Slightly unusually, Garden Life: A Cozy Simulator is also precise. You’re not tapping A next to a flower to stick it in your inventory: you have to manually move to your pruning shears and choose the exact point on the stem where you want to make a cut. We’re not entirely sure this precision matters – we have conspiracy theories that a higher cut means the flower will regrow quicker, but that’s not backed up by facts – but Garden Life: A Cozy Simulator asks you to make the cut anyway. The same goes for your many inventories, which you have to deal with manually and – if we are honest – in a slightly unwieldy fashion.
We’re appropriately on the fence about whether this degree of tactility is a good thing. There’s a real sense that you’re in the garden, rather than some kind of approximation to it. You’re sidling through your peonies and hellebores, looking for bug infestations to spray or dead plants to dig out. It’s a very 1:1 simulation. But equally, it can get a bit clogged. When there are lots of plants in one place, the targeting can go a bit haywire. If you want to prune or spray a specific plant, it can feel a touch awkward, and we wished for something a little more intelligent and responsive.

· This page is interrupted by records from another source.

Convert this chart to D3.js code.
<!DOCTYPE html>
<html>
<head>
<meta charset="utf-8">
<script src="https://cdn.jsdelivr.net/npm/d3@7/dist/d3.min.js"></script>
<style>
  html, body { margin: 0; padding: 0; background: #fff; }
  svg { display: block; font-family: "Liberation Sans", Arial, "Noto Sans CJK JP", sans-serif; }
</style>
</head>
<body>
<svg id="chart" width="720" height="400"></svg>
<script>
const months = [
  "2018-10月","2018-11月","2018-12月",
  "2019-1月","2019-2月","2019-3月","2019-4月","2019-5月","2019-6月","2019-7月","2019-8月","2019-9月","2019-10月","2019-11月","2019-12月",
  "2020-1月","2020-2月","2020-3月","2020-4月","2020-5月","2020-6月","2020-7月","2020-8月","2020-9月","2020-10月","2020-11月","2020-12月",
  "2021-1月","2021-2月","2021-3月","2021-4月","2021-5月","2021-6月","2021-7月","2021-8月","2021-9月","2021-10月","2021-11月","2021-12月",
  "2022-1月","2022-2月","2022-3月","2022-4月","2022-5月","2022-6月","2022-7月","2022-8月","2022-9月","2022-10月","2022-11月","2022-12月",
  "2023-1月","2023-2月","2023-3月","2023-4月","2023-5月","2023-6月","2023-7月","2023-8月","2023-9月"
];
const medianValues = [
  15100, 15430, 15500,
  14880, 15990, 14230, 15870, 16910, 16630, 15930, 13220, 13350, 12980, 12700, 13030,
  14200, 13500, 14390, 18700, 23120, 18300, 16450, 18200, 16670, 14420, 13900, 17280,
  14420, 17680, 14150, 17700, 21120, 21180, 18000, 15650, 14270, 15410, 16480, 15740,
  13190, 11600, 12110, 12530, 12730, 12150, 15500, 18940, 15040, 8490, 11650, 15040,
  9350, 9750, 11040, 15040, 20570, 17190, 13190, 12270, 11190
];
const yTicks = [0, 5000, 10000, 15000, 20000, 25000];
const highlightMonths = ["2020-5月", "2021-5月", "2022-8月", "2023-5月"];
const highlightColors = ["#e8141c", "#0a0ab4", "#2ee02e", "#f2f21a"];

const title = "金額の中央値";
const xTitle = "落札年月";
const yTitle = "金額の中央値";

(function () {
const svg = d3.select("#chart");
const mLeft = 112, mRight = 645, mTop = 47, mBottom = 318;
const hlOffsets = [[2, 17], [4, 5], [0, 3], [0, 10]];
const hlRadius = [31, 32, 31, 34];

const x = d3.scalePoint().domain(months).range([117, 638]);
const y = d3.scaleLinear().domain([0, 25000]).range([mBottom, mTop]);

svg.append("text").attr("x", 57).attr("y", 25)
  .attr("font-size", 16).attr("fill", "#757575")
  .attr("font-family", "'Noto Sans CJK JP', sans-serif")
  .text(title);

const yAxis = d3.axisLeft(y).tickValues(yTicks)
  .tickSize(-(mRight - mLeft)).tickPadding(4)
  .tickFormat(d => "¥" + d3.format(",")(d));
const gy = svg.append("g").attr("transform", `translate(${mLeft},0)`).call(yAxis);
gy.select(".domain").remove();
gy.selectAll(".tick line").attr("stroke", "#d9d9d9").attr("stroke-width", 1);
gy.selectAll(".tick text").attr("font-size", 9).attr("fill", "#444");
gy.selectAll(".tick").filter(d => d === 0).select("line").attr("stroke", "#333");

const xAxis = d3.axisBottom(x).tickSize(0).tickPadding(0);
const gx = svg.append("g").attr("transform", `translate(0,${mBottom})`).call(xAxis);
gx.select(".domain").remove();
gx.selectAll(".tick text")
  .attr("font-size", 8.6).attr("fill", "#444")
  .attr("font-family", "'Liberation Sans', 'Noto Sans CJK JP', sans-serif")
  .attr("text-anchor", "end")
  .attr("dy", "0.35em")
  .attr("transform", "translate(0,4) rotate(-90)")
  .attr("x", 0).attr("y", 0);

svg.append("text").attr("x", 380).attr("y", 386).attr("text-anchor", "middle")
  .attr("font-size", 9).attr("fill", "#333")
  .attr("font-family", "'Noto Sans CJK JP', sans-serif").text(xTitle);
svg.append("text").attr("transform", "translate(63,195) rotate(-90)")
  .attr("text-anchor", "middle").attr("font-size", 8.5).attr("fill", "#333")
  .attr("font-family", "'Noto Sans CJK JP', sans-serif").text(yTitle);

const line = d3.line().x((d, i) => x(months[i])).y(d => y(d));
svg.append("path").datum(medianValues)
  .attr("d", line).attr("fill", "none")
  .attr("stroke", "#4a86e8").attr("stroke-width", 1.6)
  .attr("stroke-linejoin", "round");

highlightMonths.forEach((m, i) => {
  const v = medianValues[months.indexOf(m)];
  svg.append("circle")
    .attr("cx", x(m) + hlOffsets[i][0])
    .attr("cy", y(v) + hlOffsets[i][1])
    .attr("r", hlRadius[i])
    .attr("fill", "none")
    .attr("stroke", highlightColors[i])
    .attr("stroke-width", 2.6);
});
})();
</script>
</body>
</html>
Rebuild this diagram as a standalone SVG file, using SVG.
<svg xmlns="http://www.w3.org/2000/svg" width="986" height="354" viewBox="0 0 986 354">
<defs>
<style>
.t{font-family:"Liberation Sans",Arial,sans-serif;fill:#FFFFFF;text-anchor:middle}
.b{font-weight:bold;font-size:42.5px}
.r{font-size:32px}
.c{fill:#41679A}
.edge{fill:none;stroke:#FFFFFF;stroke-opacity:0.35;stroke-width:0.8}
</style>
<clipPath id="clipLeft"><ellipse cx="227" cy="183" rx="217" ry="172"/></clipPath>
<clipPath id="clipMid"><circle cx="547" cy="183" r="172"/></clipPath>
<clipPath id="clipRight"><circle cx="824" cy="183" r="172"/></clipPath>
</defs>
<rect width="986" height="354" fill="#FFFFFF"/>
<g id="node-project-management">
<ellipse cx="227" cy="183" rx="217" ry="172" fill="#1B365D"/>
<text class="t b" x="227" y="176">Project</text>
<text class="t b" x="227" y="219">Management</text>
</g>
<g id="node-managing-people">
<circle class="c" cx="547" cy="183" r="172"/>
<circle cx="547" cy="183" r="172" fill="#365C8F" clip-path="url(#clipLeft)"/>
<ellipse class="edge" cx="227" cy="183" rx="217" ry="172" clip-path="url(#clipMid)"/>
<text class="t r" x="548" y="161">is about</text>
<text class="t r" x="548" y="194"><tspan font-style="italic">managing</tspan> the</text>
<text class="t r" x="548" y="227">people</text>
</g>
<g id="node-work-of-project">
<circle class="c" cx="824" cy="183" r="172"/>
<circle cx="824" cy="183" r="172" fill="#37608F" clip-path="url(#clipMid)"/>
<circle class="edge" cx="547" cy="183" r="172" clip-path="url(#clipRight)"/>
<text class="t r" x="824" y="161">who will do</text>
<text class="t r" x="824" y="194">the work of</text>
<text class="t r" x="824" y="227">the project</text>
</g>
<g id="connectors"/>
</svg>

But mostly Garden Life: A Cozy Simulator is delightful. We found ourselves forming a daily rota (Garden Life: A Cozy Simulator works to a day-night cycle, with night-time offering much less to do or see, so you may as well pop on the bus home). Mornings were for watering – although sprinklers and hoses soon made that step moot – while the afternoon was for hoovering up the seeds in our harvest bag, and traveling to the local market for selling wares and contributing produce to one of the game’s progression systems: a series of wicker statues that need a number of flowers to complete.
Which is to say that we did precisely what the title said we would do. We relaxed, found ourselves in a Cozy space, and relished the gentle game loops on offer. Credit to stillalive studios for ensuring that there was very little pain or tension in the loops. If a plant dies, you can dig it up and regain the seed that it started from. Nothing is lost, and you can take as long as you want to achieve your objectives. We completely forgot about a list of objectives, sellotaped to the shed wall by the garden’s ghost owner (it’s a long story), and only went back to it after Day 45. Garden Life: A Cozy Simulator said that was absolutely fine. No biggie.
Can you sense the ‘but’ coming? We deeply loved the mood of Garden Life: A Cozy Simulator, and wanted to stay in its embrace for as long as we possibly could. But we couldn’t, largely because Garden Life: A Cozy Simulator is surprisingly flimsy. That flimsiness isn’t obvious in the opening couple of hours, but it becomes more so as time wears on.
Part of the problem is down to simple design decisions. You have a cap to the number of plants that you can have growing at one time, but that number doesn’t go up. Rebuild a bridge so you can access more square-footage of land, and you won’t be able to plant anything new. All you can do is dig up what you already have and replant it in the new area (which, as it happens, is a longwinded and unsatisfying process, so we only did it begrudgingly). We maxed out our garden in the opening areas – we had to, to complete our objectives – but little did we know that we’d also maxed out the entire game.
‘Seeing everything in the opening couple of hours’ is a common theme. You can buy twenty or so flowers from the start. We imagined a greater number of flowers dropping in over time, unlocking as we progressed, but this never happened. Instead, purple seeds pop out from your flowers on occasion, and they give you colour variants of what you already have. Rainbow tulips, purple roses and more become available, inevitably with slightly larger sell prices. But colour-variants weren’t enough for us: we wanted to be farming differently, trying out new genuses. But we were just moving through the rainbow.
We still enjoyed Garden Life: A Cozy Simulator – don’t get us wrong. But we didn’t feel like we £34.99 enjoyed it. We were manufacturing our own interest: trying to find every plant type to gain an achievement, stocking up on piles of jasmine to complete a statue. We’d given up on the tasks, which were clearly randomly generated and seemed to be less efficient than selling at the stall. Garden Life: A Cozy Simulator is a game where the progression systems are intricate and span miles in front of you, but the actual content to fill those systems? It’s somewhat threadbare. With time, we suspect Garden Life: A Cozy Simulator will grow a bit. The day-one DLC already offers more flowers, which we got grumbly about and wished was in the (slightly expensive) main game.
In a way, Garden Life: A Cozy Simulator feels like a small flower that’s been given the best soil, the biggest pot and plenty of love, but it’s too tiny and too dainty to make use of that space. It’s a bedding plant that needs more around it to really flourish. As it stands, it feels lonely.
We’re planning to come back to Garden Life: A Cozy Simulator in a few months. By then, we hope for more stuff to dig a trowel into. Because we really want to get cozy with it: it just doesn’t have enough substance to lose ourselves for days on end.